Sensibiliser tous les publics
Parmi le fourmillement d’activités chez La Matière, la sensibilisation des publics à la réduction des déchets et à l’économie circulaire. Et toutes les occasions sont bonnes pour mettre des outils entre les mains des citoyens. “Le message qu’on transmet passe toujours mieux s’il est accompagné de l’acte de faire” confie Julien Duranceau. On a animé récemment un atelier de fabrication de décapsuleurs à la brasserie Bastard, à partir de padouk, un bois coupé en Afrique Centrale. En 20 minutes les gens se font un objet. Et du fait de l’avoir fabriqué de leurs mains, c’est évident que quand ils s’en serviront ils parleront de l’histoire de ce bois exotique.” L’association est également très active du côté des jeunes, de l’école primaire à l’Université.
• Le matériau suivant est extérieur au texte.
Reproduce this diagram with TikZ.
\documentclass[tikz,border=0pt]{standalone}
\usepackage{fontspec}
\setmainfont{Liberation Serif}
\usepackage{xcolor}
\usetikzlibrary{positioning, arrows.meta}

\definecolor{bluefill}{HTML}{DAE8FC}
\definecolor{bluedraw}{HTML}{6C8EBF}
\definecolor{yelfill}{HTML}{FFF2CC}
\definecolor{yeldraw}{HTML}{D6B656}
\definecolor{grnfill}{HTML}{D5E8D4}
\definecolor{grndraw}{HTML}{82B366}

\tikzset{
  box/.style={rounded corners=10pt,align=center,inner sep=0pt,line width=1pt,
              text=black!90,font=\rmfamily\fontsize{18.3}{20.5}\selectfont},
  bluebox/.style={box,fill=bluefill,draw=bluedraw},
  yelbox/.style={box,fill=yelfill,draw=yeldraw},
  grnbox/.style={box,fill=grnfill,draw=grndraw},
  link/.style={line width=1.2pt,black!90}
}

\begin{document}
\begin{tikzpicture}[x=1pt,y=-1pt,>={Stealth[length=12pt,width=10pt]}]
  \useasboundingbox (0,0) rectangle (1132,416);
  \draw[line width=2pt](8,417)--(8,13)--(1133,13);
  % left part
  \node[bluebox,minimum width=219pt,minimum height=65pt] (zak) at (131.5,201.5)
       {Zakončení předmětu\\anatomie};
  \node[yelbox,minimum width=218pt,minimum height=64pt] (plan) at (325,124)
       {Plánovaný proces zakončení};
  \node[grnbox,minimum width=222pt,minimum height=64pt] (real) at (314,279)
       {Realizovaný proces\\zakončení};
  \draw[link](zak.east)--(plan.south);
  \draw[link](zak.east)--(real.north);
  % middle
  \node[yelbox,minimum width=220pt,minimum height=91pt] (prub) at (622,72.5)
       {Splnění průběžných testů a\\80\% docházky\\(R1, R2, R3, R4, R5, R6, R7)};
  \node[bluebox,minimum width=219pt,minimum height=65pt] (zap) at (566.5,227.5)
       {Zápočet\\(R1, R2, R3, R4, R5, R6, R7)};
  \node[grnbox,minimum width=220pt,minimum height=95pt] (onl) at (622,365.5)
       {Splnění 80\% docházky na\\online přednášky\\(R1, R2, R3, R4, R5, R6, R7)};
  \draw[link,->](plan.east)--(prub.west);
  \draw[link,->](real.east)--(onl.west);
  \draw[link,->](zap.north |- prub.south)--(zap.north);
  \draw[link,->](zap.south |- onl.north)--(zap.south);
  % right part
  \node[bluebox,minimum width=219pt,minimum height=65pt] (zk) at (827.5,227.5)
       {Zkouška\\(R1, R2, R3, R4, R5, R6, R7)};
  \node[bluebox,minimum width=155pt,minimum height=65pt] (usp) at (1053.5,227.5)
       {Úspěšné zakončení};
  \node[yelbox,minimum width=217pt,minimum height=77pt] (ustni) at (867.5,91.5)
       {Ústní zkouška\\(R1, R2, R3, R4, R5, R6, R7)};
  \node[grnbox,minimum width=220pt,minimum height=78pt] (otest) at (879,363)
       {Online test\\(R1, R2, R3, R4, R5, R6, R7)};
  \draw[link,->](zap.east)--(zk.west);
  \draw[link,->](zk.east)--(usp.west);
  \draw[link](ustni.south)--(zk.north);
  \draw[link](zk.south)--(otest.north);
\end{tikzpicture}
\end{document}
Avec le Centre Départemental d’Information Jeunesse de La Rochelle, elle a organisé des ateliers pour les 15-17 ans durant lesquels les participants ont fabriqué des enceintes naturelles pour smartphone. La Matière intervient aussi au Lycée des métiers du bois de Surgères, avec l’action “Mon tiroir est commode”. “Dans cet établissement il n’y avait pas de cours d’éco-conception. On emmène des jeunes dans des déchetteries pour leur faire voir ce que deviennent les quantités de meubles qu’ils seront amenés à fabriquer. Ensuite on leur lance un challenge : ils ont 100 tiroirs et 10 séances pour fabriquer quelque chose avec.” Comme pour toutes les actions menées par La Matière, ce défi réunit deux ingrédients : la matière brute et la matière grise.